If you hang around the Fort Bend County Fair for any time at all, chances are you’ll see new and old friends alike, kids with grins running from ear to ear and scents and sounds that are only found at a fairground.

History says this is the 83rd annual Fort Bend Fair, and there are activities and events for all ages.

There are enough highlights to go around, including the midway, the wild array of food booths and games, top entertainment and rodeos, as well as the youth livestock auction on Thursday.

Watching the relief, anxiety and pure joy of the youngsters who have spent so many hours working with their animals and feeding, grooming and making them show ready is heart-warming.

Enough cannot be said about the volunteers who donate time (many take vacation) and expertise to make this annual community event such an adventure and success.

It doesn’t seem possible that 40 years have elapsed since the late Lou Payton encouraged me to join the fair board and give him a hand.

I thought it was a grand gesture on Lou’s part, until I discovered he had an ulterior motive.
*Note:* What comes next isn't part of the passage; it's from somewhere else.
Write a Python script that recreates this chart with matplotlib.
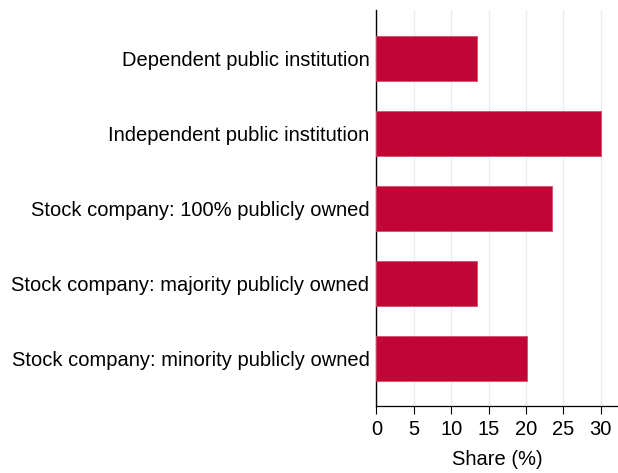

It turned out Lou was chairman of the parking committee, and he needed a deputy.

The parking committee is responsible for directing the thousands of cars in and out of the fairgrounds with as little hassle as possible.

Lining cars properly with safe distances between them is artistic, and Lou was the maestro.

He built a 30-foot tower just inside the fair’s main gates, and from his roost he could calculate where and when to start a new row. At times, he had to shut entry to the fairgrounds because we were at capacity.

While Lou was directing, the other deputy, Jay Payton, and I were racing about in golf carts maneuvering traffic and keeping our teenage parking army of youngsters on their toes.

Lou never let me forget one incident which I’d like to erase from my memory.

I was out at the side entry to the grounds by the sewer plant, and it was pitch dark with only a big flashlight for company.

I was as far from the front gate as you could get when a car full of guys in a “low rider” vehicle approached my back entry at a high rate of speed.

I signaled for them to slow it down, but the driver hit the gas and roared at me like a charging bull.

The car missed my legs by mere inches.

I reacted by giving that heavy flashlight my best tennis forehand and smashed his left rear taillight.

The sound of glass exploding was deafening.

Immediately I thought — what have I just done? Out in the boonies with only a flashlight and a car full of gorillas on my hands.

They slowed to a near stop and I froze. Death at the back parking lot could be the next day’s headline.

Best I can figure, they decided the guy with the flashlight was crazy and probably dangerous. One guy taking on a car? In my mind they must have thought I had hand grenades and a bazooka.

They sped off, and I exhaled after holding my breath for several minutes.

When I got back to the front, Lou thought that was the funniest thing he’d ever heard, and for years he told that story with more and more exaggeration each time.

That’s one time I was glad someone thought I was nuts. I was just glad to be glad.

That little mishap is a rare exception to the rule at the fair.

Enjoy the activities and have a blast. It’s a safe and family fun environment.

Go forth and eat a funnel cake and a wad of cotton candy. And bid on those animals. You won’t regret it.